** START **

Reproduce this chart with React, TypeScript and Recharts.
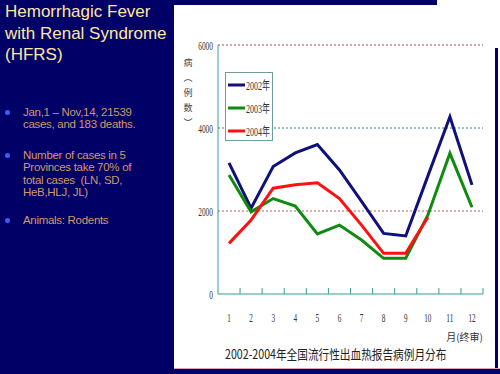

** END **
** START **

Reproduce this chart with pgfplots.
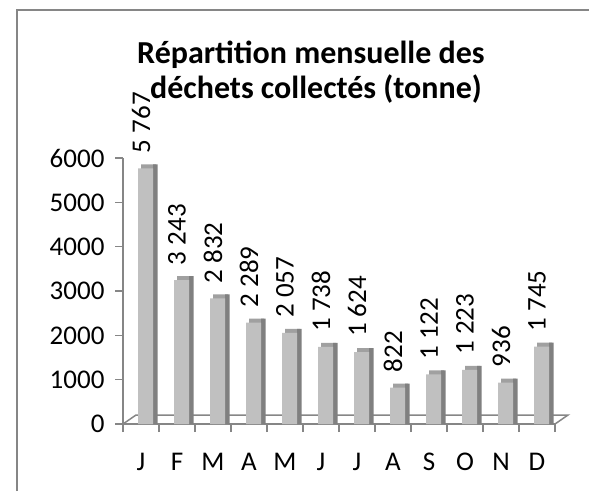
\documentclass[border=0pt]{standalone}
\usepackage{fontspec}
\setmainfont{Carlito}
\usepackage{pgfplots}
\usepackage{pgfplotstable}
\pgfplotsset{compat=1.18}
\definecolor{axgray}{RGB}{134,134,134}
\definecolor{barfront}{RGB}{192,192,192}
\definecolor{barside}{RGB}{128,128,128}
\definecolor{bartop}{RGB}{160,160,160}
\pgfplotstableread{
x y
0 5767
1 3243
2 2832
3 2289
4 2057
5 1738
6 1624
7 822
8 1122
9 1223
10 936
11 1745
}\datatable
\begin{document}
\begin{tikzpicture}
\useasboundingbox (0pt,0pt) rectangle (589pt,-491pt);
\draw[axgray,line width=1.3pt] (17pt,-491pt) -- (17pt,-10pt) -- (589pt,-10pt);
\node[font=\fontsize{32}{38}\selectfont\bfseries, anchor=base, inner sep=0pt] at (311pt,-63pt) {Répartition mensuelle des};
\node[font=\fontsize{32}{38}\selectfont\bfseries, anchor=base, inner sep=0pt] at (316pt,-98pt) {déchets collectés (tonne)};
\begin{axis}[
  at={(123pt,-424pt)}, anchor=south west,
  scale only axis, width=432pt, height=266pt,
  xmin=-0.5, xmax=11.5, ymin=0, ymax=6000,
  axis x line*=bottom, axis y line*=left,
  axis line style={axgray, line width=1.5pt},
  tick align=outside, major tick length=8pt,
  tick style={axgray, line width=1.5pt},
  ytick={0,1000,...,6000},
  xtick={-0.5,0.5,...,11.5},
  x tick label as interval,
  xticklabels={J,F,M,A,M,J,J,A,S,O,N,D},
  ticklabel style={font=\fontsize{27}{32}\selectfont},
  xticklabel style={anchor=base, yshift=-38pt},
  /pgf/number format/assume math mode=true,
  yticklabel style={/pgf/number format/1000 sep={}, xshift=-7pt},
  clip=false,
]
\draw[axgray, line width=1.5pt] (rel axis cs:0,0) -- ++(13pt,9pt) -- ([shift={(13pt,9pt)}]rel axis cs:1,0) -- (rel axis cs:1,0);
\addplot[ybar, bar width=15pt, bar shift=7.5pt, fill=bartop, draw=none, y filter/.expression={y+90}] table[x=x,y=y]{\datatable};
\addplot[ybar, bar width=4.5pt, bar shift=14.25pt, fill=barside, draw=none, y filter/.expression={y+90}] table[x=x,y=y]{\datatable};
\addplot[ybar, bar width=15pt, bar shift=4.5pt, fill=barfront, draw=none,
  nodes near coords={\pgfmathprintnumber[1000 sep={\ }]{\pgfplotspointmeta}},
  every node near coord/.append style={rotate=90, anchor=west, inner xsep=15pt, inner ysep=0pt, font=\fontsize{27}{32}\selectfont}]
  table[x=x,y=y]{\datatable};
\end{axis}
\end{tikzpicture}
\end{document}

** END **
** START **

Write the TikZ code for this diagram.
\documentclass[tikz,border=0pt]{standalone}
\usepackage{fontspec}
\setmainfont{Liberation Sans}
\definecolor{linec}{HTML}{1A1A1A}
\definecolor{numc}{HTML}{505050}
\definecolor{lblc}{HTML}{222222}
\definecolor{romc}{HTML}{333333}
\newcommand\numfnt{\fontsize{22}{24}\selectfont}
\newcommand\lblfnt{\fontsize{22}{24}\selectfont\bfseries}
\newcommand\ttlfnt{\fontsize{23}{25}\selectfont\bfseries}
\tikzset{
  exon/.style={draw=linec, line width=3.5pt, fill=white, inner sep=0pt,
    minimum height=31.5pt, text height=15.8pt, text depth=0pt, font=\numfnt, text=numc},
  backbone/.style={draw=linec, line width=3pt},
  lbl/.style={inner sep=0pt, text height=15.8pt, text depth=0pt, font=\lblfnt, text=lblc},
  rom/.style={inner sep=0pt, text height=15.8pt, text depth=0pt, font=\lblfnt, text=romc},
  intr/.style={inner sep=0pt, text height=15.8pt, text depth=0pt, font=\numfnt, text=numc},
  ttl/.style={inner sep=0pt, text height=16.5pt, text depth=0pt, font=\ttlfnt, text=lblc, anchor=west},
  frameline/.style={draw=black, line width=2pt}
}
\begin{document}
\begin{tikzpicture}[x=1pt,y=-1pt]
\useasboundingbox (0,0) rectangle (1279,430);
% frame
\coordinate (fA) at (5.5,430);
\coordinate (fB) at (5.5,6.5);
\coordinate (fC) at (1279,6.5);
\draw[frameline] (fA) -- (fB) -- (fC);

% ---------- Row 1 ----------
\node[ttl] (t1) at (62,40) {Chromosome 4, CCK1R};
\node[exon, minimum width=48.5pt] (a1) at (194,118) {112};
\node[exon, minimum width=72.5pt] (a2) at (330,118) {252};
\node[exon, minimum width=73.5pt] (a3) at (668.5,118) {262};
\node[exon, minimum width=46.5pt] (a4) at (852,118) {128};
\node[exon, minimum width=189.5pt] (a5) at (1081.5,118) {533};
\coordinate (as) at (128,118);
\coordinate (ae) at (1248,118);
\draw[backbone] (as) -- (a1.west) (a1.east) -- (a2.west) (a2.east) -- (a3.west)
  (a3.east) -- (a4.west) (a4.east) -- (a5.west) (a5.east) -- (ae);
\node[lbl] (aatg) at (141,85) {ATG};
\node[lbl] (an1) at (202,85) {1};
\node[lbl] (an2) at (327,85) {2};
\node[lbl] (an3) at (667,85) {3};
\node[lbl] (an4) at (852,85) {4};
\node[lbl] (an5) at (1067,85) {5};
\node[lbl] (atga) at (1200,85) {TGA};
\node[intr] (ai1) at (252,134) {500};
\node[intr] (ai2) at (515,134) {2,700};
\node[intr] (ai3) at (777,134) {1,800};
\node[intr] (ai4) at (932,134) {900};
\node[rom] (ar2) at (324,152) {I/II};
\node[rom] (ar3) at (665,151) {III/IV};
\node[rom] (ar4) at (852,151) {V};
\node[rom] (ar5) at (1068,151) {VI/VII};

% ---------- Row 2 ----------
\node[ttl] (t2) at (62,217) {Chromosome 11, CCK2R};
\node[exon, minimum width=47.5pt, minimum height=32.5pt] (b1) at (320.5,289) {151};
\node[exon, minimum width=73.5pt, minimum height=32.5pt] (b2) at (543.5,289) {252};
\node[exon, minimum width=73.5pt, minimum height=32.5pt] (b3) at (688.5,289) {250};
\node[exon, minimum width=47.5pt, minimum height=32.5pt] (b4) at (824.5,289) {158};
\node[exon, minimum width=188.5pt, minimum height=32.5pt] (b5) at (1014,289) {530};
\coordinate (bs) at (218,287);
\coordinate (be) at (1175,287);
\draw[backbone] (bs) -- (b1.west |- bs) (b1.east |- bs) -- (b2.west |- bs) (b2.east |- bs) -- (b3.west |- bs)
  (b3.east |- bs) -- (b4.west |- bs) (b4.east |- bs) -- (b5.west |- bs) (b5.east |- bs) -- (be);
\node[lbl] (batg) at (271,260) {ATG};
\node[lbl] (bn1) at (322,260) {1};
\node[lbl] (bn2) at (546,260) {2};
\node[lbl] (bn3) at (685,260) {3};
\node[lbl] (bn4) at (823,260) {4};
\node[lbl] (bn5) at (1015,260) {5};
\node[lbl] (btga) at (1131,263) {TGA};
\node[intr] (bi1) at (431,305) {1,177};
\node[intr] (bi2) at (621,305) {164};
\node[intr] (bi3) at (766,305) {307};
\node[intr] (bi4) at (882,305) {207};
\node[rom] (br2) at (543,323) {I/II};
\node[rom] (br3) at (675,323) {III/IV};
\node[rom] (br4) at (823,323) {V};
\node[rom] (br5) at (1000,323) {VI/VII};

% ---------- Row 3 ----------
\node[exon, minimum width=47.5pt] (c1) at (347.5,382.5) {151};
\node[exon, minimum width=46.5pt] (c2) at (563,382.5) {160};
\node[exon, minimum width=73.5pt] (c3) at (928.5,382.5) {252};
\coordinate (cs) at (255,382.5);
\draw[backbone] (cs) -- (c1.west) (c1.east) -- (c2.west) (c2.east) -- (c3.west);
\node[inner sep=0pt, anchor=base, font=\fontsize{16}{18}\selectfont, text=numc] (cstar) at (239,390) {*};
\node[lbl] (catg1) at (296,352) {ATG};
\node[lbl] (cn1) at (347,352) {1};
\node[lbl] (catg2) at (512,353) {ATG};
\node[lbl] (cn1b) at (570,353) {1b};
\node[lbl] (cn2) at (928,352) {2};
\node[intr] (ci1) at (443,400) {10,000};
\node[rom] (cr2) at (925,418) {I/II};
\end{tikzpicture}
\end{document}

** END **

• _Job_
Go through the records and show every line with the string "chart" in it.

• _Correct answer_
Reproduce this chart with React, TypeScript and Recharts.
Reproduce this chart with pgfplots.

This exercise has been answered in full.